● THE EXERCISE: Starting at the first line of the listing below, repeat each line exactly until the line containing "s.set_color('#333333')", which you include. Leave out pictures.

═══ INFORMATION PROVIDED

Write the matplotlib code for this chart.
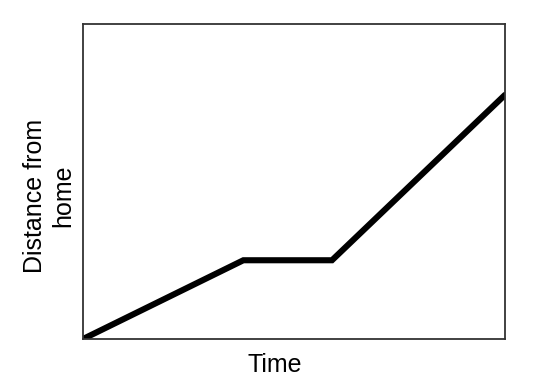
import matplotlib.pyplot as plt

# (axes run 0..10 on both sides)
time = [0, 3.8, 5.9, 10]
distance = [0, 2.5, 2.5, 7.75]

plt.rcParams['font.family'] = ['Liberation Sans', 'DejaVu Sans']

W, H = 534, 392
fig = plt.figure(figsize=(W / 100, H / 100), dpi=100)
ax = fig.add_axes([83 / W, 1 - 339 / H, 422 / W, 315 / H])

ax.plot(time, distance, color='black', linewidth=4.4, solid_capstyle='round', solid_joinstyle='miter')
ax.set_xlim(0, 10)
ax.set_ylim(0, 10)
ax.set_xticks([])
ax.set_yticks([])
for s in ax.spines.values():
    s.set_linewidth(1.3)
    s.set_color('#333333')

fig.text(274.5 / W, 1 - 365 / H, 'Time', ha='center', va='center', fontsize=18)
fig.text(49 / W, 1 - 196 / H, 'Distance from\nhome', ha='center', va='center',
         rotation=90, fontsize=18, multialignment='center', linespacing=1.25)

fig.savefig('out.png', dpi=100)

══════

● ANSWER:
Write the matplotlib code for this chart.
import matplotlib.pyplot as plt

# (axes run 0..10 on both sides)
time = [0, 3.8, 5.9, 10]
distance = [0, 2.5, 2.5, 7.75]

plt.rcParams['font.family'] = ['Liberation Sans', 'DejaVu Sans']

W, H = 534, 392
fig = plt.figure(figsize=(W / 100, H / 100), dpi=100)
ax = fig.add_axes([83 / W, 1 - 339 / H, 422 / W, 315 / H])

ax.plot(time, distance, color='black', linewidth=4.4, solid_capstyle='round', solid_joinstyle='miter')
ax.set_xlim(0, 10)
ax.set_ylim(0, 10)
ax.set_xticks([])
ax.set_yticks([])
for s in ax.spines.values():
    s.set_linewidth(1.3)
    s.set_color('#333333')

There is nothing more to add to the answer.